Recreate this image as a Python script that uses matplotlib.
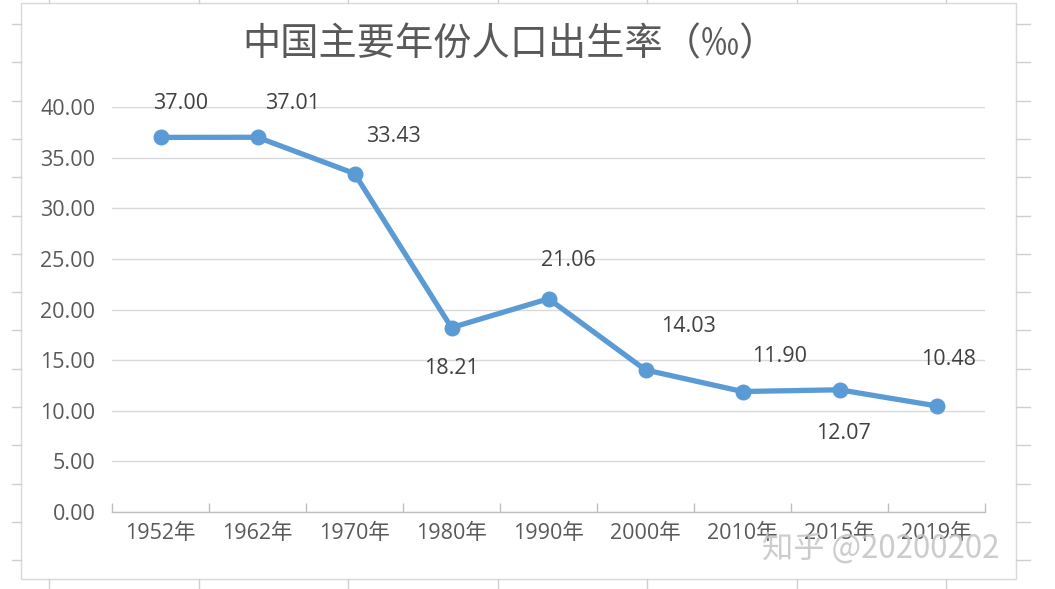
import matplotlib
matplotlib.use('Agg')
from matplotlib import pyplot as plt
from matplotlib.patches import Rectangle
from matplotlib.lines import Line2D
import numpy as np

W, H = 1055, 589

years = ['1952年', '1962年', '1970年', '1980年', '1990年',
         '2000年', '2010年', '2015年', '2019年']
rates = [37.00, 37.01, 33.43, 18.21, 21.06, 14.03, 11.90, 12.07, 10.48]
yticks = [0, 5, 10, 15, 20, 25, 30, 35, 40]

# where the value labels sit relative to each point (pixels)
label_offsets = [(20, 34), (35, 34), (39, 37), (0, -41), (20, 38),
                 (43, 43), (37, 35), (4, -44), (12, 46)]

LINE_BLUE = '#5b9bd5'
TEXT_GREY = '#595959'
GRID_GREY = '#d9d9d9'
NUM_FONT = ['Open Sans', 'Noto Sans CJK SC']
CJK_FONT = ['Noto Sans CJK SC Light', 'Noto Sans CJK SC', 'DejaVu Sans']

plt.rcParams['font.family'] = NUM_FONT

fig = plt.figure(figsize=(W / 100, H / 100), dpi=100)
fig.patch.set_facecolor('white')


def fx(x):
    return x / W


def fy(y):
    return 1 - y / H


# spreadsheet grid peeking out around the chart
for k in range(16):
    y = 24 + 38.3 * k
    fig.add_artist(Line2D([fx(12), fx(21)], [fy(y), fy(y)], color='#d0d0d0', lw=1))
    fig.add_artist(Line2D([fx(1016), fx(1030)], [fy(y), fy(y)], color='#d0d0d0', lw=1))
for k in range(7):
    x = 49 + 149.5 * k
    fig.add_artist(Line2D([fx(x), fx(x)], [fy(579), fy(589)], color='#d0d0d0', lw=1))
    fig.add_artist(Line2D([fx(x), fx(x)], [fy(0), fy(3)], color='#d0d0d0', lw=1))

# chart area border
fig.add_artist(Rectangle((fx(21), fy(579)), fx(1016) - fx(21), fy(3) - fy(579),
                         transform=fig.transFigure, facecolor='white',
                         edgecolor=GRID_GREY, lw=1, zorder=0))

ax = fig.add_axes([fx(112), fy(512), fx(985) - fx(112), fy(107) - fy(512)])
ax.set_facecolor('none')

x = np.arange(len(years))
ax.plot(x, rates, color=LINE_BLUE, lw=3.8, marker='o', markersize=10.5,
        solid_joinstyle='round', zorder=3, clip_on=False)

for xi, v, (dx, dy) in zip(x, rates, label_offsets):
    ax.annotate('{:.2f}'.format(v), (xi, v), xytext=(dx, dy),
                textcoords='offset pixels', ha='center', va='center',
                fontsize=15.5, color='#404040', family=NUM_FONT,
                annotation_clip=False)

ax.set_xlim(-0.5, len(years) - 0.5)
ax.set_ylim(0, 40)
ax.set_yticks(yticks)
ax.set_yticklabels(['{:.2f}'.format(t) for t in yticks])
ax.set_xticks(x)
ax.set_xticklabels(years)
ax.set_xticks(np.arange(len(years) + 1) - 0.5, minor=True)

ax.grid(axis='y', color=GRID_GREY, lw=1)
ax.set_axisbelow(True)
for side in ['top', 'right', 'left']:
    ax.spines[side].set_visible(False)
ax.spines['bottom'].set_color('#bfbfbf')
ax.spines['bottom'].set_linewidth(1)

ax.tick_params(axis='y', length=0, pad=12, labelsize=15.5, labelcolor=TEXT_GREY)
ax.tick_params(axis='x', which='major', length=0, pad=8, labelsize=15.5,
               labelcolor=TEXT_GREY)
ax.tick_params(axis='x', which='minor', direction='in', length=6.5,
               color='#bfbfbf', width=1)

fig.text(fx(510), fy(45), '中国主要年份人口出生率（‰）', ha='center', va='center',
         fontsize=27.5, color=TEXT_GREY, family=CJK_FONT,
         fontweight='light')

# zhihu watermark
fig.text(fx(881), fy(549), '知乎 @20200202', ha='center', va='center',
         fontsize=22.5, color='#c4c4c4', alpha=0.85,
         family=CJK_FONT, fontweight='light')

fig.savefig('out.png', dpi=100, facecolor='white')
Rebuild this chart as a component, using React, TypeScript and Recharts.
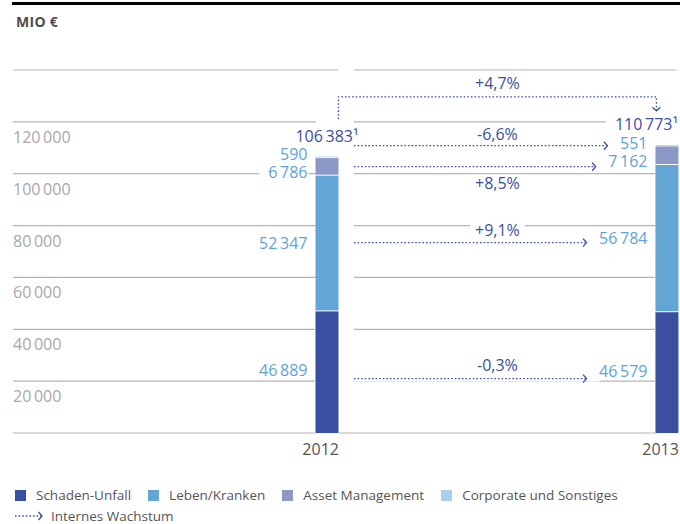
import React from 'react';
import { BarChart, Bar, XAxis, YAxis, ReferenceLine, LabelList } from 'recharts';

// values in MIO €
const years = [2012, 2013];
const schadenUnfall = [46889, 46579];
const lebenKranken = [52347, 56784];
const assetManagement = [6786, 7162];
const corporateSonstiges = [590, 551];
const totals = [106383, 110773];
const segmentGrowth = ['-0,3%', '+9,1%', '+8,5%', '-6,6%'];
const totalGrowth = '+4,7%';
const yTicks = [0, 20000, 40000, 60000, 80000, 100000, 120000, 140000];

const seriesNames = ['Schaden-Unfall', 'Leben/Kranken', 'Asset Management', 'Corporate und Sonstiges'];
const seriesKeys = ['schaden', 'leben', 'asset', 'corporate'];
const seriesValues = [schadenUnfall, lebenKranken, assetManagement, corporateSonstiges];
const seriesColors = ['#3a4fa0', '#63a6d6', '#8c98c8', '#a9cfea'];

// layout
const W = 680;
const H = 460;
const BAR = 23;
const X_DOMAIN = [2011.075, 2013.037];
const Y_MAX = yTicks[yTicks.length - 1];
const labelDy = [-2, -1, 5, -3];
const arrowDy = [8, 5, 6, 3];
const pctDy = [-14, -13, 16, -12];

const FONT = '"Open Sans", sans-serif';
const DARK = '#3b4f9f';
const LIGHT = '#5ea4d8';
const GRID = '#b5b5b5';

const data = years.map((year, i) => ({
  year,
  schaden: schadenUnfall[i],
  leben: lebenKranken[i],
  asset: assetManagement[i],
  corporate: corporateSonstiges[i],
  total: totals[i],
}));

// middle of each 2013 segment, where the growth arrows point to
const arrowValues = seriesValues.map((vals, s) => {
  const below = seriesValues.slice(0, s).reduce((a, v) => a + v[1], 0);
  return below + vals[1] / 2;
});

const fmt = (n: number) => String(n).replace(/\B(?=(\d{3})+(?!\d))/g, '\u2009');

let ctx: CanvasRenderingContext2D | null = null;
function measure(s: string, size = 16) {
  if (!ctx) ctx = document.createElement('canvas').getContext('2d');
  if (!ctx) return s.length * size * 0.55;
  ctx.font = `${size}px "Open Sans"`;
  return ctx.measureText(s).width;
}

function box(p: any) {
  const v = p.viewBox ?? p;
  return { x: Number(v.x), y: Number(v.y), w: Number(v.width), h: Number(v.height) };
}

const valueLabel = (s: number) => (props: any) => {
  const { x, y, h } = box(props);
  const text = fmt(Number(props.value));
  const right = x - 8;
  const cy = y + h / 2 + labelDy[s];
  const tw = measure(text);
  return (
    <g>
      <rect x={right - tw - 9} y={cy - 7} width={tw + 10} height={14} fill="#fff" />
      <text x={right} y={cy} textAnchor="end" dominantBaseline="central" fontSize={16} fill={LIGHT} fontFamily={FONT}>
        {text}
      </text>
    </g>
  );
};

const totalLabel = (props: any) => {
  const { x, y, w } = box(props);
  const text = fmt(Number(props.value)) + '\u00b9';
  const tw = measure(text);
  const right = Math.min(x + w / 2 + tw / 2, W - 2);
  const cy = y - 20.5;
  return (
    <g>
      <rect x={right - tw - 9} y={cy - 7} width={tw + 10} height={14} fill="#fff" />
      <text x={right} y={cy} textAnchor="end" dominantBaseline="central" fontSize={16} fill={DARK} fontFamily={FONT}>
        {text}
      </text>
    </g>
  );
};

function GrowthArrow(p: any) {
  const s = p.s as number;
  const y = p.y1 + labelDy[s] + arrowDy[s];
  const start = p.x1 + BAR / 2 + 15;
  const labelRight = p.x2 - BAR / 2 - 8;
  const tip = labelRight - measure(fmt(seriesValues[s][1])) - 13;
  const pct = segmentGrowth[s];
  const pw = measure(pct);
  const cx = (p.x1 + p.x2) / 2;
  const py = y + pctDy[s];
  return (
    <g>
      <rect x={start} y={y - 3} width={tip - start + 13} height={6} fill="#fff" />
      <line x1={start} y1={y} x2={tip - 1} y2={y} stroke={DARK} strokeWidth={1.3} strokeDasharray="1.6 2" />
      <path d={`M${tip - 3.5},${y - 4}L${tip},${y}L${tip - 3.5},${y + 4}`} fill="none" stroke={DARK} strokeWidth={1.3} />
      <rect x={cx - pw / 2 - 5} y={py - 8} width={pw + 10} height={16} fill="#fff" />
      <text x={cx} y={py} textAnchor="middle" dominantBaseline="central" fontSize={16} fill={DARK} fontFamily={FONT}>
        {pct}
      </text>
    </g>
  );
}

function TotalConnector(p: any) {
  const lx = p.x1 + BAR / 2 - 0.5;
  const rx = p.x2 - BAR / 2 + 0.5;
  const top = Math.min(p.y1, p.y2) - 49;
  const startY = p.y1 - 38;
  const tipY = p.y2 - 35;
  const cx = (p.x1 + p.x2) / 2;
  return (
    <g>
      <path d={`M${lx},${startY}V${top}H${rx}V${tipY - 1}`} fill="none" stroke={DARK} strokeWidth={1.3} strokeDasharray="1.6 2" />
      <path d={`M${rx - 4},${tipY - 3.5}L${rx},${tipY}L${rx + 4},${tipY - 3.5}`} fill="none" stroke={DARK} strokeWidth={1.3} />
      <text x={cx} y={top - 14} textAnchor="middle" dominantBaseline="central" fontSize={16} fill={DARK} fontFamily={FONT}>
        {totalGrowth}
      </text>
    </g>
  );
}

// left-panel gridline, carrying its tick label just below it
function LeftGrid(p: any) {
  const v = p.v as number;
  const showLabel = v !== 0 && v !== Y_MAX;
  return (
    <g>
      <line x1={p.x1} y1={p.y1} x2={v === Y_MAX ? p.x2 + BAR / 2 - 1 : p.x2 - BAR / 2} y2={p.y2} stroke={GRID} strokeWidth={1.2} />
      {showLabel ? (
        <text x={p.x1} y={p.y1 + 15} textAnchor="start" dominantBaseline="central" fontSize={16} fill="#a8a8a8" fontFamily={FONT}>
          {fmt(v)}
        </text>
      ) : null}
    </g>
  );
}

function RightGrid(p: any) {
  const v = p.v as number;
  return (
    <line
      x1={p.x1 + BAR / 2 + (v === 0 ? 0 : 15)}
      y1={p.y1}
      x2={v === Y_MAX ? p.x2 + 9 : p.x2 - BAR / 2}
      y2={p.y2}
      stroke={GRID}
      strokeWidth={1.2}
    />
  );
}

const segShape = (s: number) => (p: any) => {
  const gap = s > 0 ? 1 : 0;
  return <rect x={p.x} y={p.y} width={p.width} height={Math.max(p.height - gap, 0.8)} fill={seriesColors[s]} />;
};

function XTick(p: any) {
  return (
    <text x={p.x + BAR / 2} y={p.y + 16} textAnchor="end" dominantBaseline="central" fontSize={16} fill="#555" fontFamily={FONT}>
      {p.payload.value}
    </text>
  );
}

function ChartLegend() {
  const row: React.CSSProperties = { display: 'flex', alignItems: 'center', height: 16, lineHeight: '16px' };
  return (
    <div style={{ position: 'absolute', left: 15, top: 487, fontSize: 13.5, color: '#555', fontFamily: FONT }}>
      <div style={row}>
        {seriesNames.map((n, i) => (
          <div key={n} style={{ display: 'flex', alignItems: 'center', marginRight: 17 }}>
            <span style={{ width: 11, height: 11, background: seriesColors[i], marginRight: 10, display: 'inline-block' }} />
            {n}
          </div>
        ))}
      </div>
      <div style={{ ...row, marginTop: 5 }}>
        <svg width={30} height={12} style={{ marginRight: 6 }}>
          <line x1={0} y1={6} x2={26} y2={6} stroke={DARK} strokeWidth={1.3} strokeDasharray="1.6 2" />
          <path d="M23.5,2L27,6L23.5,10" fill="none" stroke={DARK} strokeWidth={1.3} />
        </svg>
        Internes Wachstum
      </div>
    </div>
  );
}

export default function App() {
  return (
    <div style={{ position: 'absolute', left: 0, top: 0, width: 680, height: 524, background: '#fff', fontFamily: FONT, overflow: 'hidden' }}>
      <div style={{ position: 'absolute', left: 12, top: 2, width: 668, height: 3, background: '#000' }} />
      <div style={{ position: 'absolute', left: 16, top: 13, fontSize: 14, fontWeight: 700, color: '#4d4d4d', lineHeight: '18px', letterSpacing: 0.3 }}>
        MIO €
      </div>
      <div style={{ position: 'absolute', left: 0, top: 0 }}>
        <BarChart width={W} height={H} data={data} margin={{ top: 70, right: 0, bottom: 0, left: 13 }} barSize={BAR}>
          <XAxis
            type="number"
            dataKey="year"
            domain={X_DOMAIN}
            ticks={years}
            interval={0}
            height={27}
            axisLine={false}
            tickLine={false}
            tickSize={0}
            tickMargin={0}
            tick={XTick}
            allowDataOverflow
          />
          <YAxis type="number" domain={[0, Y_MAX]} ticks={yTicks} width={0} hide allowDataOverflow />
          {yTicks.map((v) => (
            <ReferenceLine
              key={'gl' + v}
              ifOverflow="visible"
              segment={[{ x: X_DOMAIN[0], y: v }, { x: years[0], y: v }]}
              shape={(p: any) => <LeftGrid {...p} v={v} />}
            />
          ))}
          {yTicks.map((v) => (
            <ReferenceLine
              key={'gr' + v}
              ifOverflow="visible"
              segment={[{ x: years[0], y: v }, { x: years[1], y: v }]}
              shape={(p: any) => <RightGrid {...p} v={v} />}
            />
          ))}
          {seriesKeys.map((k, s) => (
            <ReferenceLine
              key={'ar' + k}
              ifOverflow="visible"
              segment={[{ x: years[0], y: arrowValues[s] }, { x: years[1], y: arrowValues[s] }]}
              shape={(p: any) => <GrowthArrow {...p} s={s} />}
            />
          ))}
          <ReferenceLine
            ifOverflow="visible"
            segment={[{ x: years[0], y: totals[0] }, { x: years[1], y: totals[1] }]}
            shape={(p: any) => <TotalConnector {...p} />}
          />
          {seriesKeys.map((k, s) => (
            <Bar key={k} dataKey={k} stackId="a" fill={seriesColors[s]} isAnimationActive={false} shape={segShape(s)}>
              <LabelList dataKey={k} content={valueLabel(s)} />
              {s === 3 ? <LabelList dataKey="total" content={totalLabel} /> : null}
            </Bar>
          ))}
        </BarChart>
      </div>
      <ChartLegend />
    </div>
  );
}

Written exercise =
Begin at the first line of the material and copy each line exactly through the one containing "return 1 - y / H". Omit pictures.

Correct result =
Recreate this image as a Python script that uses matplotlib.
import matplotlib
matplotlib.use('Agg')
from matplotlib import pyplot as plt
from matplotlib.patches import Rectangle
from matplotlib.lines import Line2D
import numpy as np

W, H = 1055, 589

years = ['1952年', '1962年', '1970年', '1980年', '1990年',
         '2000年', '2010年', '2015年', '2019年']
rates = [37.00, 37.01, 33.43, 18.21, 21.06, 14.03, 11.90, 12.07, 10.48]
yticks = [0, 5, 10, 15, 20, 25, 30, 35, 40]

# where the value labels sit relative to each point (pixels)
label_offsets = [(20, 34), (35, 34), (39, 37), (0, -41), (20, 38),
                 (43, 43), (37, 35), (4, -44), (12, 46)]

LINE_BLUE = '#5b9bd5'
TEXT_GREY = '#595959'
GRID_GREY = '#d9d9d9'
NUM_FONT = ['Open Sans', 'Noto Sans CJK SC']
CJK_FONT = ['Noto Sans CJK SC Light', 'Noto Sans CJK SC', 'DejaVu Sans']

plt.rcParams['font.family'] = NUM_FONT

fig = plt.figure(figsize=(W / 100, H / 100), dpi=100)
fig.patch.set_facecolor('white')


def fx(x):
    return x / W


def fy(y):
    return 1 - y / H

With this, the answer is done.